Chances are inflation won’t stop there — even as more people watch less linear TV. Those declines aren’t really spilling over into ad prices because broadcasters continue to edge up prices of linear advertising to protect their margins. Not only have they capitalized on an influx of online advertisers looking to spend on TV for the first time, but they’ve also been able to put up prices without much resistance from advertisers. Not when linear TV is still viewed — or more appropriately views itself — as a premium environment.
The problem for marketers, however, is what this premium buys them. It’s no secret that linear TV continues to skew toward older viewers and consequently demographics that aren’t always representative of the broad reach advertisers have become accustomed to. In other words, advertisers are paying more for less when it comes to linear advertising.
Eventually, that’s going to start coming through in the econometric analysis of ads. And when that happens marketers will have to decide whether they continue to spend as much as they do on linear TV advertising. Until then, inflation is set to continue.
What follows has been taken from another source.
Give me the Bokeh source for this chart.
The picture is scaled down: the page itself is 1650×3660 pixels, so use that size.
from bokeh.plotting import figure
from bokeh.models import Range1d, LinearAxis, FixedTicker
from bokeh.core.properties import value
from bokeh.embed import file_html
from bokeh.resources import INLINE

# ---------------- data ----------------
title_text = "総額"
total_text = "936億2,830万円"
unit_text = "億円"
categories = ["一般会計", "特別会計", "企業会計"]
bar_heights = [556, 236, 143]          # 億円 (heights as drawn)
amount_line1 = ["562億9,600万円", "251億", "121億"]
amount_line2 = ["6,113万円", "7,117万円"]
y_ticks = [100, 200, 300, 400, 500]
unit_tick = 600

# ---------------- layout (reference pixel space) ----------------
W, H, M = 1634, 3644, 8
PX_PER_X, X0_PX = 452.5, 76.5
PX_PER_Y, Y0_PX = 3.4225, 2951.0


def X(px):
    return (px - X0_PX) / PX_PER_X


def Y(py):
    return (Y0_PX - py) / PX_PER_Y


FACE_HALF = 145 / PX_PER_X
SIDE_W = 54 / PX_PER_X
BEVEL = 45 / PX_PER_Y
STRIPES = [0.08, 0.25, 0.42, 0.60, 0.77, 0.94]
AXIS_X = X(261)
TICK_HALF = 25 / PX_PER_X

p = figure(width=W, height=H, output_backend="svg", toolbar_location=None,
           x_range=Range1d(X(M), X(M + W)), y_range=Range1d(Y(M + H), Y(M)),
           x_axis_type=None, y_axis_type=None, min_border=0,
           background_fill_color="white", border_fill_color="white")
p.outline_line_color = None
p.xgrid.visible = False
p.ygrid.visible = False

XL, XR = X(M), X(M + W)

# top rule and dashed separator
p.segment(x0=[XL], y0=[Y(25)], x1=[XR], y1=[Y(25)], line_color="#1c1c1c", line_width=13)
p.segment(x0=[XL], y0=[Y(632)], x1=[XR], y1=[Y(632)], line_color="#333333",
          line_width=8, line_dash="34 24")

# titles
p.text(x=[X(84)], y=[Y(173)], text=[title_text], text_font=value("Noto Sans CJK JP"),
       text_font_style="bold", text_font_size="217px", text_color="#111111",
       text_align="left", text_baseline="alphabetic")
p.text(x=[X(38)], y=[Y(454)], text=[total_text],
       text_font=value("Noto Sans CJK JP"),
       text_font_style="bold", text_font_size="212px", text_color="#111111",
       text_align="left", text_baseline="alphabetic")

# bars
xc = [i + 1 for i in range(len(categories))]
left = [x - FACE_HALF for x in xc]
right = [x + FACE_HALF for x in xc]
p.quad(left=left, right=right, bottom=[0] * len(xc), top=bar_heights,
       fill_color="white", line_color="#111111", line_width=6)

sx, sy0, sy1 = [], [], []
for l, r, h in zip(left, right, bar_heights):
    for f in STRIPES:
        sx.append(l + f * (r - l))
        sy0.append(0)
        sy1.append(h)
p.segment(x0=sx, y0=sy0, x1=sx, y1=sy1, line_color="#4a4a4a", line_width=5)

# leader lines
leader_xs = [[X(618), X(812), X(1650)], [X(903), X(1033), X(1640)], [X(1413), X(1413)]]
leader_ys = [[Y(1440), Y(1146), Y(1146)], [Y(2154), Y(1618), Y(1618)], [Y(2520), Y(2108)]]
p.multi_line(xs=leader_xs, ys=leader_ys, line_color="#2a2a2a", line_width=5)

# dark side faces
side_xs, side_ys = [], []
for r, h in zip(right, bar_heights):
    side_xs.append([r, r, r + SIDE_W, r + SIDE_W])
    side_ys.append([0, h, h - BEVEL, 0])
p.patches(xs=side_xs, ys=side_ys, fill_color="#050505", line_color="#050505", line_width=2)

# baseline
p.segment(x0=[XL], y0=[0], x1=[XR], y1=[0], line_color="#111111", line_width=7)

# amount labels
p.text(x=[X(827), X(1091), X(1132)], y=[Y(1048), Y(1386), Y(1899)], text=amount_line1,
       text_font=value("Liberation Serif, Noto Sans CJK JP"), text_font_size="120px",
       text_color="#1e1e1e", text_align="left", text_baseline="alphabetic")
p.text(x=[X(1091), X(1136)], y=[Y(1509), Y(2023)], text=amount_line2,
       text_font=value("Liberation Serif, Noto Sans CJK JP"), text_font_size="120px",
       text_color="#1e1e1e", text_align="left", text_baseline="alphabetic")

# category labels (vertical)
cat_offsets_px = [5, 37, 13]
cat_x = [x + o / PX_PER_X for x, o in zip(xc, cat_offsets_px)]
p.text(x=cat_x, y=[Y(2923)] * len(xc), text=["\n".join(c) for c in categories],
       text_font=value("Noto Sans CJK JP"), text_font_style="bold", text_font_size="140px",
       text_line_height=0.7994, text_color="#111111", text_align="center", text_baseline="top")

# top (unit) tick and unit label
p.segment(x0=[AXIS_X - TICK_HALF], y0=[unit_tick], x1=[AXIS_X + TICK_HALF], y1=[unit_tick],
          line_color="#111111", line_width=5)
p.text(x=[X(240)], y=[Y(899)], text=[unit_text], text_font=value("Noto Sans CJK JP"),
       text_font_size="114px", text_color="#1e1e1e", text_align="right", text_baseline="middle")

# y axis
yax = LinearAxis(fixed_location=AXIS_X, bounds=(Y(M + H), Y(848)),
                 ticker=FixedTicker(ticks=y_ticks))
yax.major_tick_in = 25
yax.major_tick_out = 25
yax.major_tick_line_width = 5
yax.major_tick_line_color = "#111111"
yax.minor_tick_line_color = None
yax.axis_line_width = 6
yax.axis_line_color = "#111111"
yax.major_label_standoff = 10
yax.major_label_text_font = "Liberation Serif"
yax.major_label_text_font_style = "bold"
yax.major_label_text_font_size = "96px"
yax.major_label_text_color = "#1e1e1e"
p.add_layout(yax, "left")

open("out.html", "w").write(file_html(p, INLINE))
But it won’t be the economy that’s driving it, it will be audience behavior.
“Inflation is mostly being driven by audience declines rather than revenue (demand),” said Keith Welling, managing partner at media agency UM. “The level of inflation varies hugely by audience. The cost of TV however is still hugely competitive when compared to most high-quality brand safe CTV/OLV video channels for broad audiences.”
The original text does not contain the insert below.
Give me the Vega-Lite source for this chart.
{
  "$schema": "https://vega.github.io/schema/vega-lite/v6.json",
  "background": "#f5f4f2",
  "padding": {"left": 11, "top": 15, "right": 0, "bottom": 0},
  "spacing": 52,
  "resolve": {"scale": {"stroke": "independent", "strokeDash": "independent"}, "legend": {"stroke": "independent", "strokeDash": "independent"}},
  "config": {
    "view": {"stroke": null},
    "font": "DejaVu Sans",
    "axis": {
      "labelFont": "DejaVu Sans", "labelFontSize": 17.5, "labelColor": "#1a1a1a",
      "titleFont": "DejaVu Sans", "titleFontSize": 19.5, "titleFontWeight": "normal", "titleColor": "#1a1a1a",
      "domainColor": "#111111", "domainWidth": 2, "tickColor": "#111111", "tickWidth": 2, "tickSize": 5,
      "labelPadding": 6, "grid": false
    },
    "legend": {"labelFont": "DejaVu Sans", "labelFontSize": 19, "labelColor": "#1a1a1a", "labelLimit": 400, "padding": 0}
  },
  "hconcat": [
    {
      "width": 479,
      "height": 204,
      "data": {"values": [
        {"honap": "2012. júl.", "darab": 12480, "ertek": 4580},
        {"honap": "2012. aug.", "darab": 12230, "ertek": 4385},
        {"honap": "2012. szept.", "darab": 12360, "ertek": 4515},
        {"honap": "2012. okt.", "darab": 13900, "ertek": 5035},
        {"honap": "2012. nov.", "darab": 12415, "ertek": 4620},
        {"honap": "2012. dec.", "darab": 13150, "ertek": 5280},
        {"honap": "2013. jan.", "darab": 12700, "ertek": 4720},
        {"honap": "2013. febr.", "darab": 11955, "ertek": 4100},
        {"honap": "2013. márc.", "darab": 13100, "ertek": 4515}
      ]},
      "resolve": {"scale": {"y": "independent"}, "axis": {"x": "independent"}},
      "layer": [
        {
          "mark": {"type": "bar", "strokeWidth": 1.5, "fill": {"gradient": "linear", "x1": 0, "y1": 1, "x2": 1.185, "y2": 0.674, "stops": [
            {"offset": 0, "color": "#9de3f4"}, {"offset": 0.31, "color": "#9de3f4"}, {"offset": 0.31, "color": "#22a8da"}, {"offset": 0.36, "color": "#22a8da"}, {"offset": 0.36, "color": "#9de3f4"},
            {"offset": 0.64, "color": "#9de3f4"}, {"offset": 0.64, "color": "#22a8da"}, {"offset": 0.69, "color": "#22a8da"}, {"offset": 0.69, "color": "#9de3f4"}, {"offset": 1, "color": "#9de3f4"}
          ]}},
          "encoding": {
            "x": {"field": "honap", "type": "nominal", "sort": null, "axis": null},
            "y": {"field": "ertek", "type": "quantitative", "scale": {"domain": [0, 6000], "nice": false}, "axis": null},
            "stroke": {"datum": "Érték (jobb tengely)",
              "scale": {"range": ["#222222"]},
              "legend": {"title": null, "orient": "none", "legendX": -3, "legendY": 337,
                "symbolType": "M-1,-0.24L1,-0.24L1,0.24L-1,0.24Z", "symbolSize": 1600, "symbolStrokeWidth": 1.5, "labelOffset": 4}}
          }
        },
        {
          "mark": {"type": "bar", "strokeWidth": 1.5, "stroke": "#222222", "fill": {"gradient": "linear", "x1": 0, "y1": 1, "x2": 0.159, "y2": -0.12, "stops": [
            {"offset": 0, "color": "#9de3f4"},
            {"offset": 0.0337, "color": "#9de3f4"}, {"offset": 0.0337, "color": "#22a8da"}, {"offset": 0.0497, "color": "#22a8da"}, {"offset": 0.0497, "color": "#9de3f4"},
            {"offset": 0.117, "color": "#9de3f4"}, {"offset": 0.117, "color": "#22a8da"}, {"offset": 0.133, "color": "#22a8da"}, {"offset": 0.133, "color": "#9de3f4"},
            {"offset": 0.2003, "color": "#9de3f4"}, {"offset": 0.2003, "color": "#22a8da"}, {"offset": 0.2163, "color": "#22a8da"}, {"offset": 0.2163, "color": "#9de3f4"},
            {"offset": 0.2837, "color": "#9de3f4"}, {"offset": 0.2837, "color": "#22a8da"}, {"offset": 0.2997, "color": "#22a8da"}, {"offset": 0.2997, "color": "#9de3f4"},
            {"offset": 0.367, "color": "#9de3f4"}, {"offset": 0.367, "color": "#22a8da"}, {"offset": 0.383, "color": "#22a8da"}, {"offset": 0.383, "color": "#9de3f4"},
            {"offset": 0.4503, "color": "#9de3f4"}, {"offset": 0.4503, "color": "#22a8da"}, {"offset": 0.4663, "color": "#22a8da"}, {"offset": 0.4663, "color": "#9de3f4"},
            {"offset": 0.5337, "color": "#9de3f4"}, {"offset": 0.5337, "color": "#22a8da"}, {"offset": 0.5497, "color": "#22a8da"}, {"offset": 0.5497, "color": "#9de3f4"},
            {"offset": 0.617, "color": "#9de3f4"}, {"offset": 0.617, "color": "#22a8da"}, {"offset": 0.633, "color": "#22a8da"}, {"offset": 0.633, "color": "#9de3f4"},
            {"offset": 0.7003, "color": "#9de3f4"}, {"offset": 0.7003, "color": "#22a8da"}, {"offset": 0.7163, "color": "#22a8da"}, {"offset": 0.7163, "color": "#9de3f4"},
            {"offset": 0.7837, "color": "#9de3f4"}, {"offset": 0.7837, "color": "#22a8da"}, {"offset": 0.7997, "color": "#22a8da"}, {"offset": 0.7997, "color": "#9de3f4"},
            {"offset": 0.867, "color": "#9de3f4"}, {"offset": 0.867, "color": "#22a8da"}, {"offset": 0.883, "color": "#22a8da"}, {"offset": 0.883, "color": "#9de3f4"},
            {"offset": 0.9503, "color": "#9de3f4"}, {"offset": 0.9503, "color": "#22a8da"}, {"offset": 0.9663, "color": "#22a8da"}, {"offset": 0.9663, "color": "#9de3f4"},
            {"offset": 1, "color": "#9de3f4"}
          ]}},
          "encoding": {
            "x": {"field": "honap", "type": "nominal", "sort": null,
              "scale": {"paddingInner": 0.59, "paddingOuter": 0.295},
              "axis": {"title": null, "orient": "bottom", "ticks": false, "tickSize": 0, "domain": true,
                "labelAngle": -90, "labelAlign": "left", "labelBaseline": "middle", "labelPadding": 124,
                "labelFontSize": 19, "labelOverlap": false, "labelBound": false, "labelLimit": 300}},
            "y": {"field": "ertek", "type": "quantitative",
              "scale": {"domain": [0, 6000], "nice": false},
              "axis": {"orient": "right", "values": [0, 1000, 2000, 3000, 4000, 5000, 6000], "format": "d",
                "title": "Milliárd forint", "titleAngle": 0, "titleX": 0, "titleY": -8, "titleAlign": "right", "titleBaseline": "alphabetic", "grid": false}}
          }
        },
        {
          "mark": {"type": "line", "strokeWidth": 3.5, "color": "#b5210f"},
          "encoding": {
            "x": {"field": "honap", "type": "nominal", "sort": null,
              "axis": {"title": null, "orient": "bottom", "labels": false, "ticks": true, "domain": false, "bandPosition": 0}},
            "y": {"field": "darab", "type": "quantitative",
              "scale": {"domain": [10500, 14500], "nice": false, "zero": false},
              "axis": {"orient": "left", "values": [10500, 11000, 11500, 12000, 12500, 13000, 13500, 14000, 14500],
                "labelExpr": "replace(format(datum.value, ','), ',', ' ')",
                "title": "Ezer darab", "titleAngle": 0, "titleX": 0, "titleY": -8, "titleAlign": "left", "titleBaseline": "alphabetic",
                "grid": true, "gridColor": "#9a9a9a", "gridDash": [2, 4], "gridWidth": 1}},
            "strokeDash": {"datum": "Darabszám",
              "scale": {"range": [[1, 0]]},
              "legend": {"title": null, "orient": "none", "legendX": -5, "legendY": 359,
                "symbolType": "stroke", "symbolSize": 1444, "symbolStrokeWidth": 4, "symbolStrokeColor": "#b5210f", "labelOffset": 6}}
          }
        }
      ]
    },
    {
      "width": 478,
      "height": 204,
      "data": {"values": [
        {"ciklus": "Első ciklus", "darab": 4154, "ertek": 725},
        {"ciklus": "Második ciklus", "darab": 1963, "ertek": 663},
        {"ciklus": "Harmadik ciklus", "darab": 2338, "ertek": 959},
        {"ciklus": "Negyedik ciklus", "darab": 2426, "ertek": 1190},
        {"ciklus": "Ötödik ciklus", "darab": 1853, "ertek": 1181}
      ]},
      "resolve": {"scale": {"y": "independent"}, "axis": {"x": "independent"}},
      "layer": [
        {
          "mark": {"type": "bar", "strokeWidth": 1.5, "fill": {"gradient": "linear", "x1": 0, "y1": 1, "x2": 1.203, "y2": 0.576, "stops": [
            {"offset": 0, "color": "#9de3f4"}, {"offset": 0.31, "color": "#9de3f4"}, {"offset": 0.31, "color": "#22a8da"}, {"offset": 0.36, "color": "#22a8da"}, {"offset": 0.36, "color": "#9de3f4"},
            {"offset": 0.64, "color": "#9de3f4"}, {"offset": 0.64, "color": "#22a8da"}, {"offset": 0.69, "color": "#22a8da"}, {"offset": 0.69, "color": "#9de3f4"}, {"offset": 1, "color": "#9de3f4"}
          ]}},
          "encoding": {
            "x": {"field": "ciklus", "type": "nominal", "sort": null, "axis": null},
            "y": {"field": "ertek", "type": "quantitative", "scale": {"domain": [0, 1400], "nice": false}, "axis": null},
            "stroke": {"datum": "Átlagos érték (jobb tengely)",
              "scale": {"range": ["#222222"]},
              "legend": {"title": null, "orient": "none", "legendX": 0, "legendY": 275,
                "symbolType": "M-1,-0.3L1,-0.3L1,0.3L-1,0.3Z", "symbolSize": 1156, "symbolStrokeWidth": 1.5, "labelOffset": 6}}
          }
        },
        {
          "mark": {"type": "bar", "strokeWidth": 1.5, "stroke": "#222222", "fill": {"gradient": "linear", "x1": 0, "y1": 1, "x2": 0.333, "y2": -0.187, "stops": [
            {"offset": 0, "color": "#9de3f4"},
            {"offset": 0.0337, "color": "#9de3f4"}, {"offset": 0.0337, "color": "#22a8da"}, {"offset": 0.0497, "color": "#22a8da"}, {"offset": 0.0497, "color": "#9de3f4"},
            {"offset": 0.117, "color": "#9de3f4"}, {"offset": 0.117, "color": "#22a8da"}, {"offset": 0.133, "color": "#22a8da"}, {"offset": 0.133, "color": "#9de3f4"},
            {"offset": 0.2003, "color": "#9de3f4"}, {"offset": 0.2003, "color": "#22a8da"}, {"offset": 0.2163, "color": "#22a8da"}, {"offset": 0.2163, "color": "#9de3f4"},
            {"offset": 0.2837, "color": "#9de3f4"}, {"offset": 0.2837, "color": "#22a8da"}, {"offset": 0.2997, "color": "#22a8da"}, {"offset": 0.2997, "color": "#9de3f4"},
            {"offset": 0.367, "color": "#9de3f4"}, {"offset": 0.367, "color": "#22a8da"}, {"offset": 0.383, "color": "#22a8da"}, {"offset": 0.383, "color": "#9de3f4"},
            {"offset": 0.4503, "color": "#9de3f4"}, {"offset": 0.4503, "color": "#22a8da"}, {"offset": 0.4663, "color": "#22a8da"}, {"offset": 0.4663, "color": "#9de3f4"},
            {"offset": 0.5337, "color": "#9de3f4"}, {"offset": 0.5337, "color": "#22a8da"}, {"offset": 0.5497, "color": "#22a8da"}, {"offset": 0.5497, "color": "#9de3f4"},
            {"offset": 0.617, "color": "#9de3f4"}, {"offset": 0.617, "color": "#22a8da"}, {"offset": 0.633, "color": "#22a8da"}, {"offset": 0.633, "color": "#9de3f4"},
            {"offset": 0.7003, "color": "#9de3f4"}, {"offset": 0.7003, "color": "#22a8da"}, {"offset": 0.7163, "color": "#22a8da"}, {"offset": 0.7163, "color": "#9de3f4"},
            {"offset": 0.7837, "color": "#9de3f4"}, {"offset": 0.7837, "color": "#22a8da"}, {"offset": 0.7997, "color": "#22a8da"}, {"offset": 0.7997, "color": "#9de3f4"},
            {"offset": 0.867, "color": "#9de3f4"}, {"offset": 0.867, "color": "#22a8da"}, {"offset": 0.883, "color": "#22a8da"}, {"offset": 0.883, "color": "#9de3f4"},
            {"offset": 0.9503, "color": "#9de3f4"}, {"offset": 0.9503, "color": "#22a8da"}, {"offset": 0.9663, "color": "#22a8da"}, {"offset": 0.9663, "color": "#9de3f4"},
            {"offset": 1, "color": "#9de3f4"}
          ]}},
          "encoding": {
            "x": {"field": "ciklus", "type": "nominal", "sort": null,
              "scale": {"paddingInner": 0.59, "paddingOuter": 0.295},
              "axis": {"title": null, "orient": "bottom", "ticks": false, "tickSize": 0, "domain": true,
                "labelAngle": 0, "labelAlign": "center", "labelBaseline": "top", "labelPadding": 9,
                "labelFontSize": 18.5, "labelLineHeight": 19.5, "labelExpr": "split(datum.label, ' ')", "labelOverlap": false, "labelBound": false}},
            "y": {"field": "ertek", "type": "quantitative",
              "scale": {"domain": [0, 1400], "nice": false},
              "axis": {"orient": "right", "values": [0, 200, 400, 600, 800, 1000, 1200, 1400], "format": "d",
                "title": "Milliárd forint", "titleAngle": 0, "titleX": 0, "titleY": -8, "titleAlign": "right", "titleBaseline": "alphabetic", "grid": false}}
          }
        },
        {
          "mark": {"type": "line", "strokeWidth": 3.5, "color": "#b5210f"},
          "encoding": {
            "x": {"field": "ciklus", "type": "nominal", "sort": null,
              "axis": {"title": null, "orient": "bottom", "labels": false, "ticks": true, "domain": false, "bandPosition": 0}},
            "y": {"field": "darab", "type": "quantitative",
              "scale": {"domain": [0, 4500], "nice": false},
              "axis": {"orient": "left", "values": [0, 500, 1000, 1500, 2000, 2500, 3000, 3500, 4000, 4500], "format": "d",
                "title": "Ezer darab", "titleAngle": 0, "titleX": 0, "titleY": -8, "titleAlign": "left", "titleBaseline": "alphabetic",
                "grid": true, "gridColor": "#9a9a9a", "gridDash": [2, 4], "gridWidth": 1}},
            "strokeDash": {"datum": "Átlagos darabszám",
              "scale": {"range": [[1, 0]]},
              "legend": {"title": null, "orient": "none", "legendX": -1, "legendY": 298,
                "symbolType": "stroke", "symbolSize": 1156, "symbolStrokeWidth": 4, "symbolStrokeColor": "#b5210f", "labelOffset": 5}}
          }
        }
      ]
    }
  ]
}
So TV’s inflation issues are partly a measurement issue? They are if you subscribe to the view that there isn’t really inflation in TV — at least not in real terms. The thinking goes like this: if a marketer had a way to buy and subsequently measure ads across all a broadcaster’s linear and addressable inventory then the price would come down. But that’s not the way TV is traded. Instead, broadcasters incentivize advertisers to buy their addressable ads at a set price with little or no reporting on what those dollars actually get them. That revenue goes into the price of linear TV but the reach doesn’t necessarily. Not for those advertisers that want younger, more diverse audiences. These contradictory forces are unsustainable.